Psychologically, the film is very interesting in portraying a mental state of a human being who underwent a sex-reassignment surgery, though the impact of such operation on a human psyche was grossly underplayed in the film. Whoever saw the documentary ‘The Boy Who Was Turned into a Girl’ depicting the life of David Reimer (committed suicide at the age of 38), will know the catastrophic consequences of such a procedure if it is performed without consent, and the fact that ‘female/male sexuality’ is ‘in the brain’, and cannot be ‘learned’.
It is also a merit to the film that it could be so scientifically unrealistic, bordering on being fantastic in its conceptual ideas, while maintaining its realistic undertones on screen throughout. In that vein, the film is a great play with the audience’s own romantic notions, sexuality and feelings, as they have to psychologically reconcile themselves rapidly to a drastic shift in the circumstances in the film.

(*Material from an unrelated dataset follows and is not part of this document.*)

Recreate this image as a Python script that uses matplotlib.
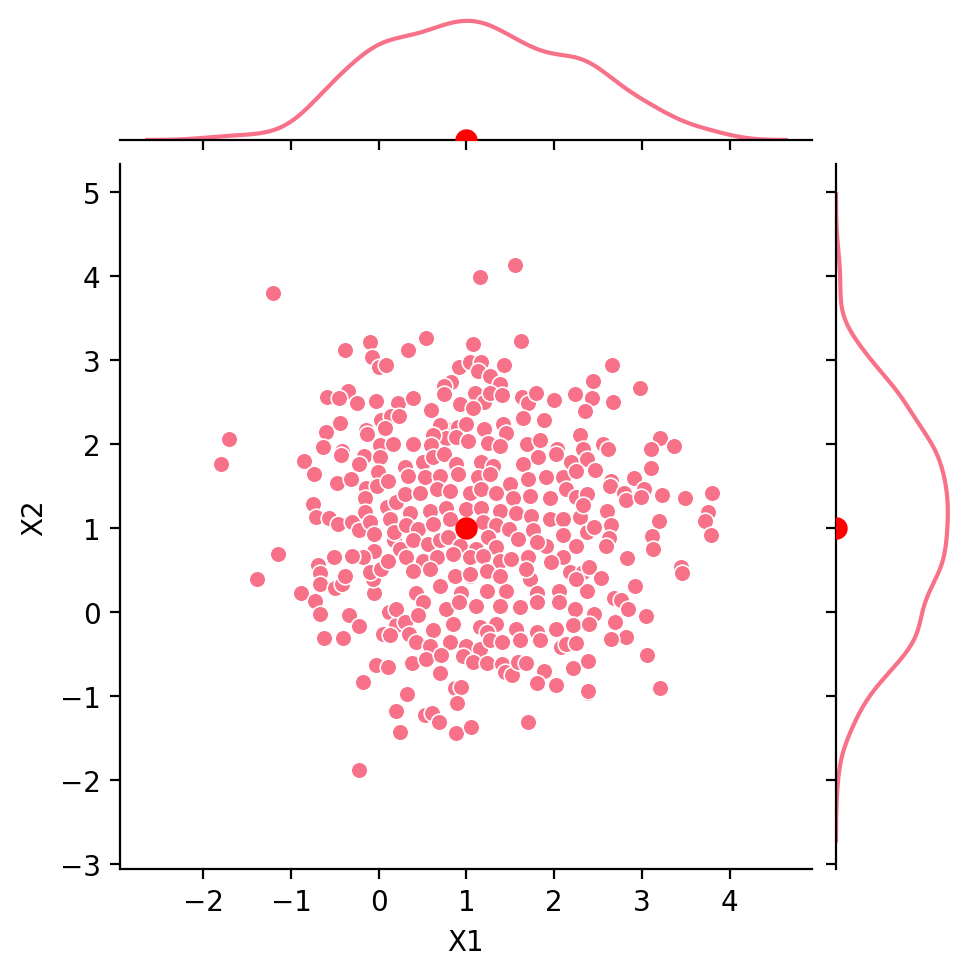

The procedure which Dr. Robert Ledgard used to modify Vicente was made unclear in the film, though it goes without saying that to achieve the result Dr. Ledgard did, one has to swamp skeletons, including skulls, first.
Dr. Robert Ledgard presents a nice character study. Contrary to popular opinion, one can say that Dr. Ledgard, rather than being a psychopath or an evil ‘monster’, is actually just a man who is torn with grief over losing his family to very traumatic events, and loses his sanity on that basis, becoming obsessed with the image of his wife, desiring to return her whatever the cost. Dr. Robert Ledgard is vindictive and egoistic, but he is also a man who wants to fulfil his professional ambitions, and turning Vicente into Vera presents a real professional challenge to him, which he finds hard to resist.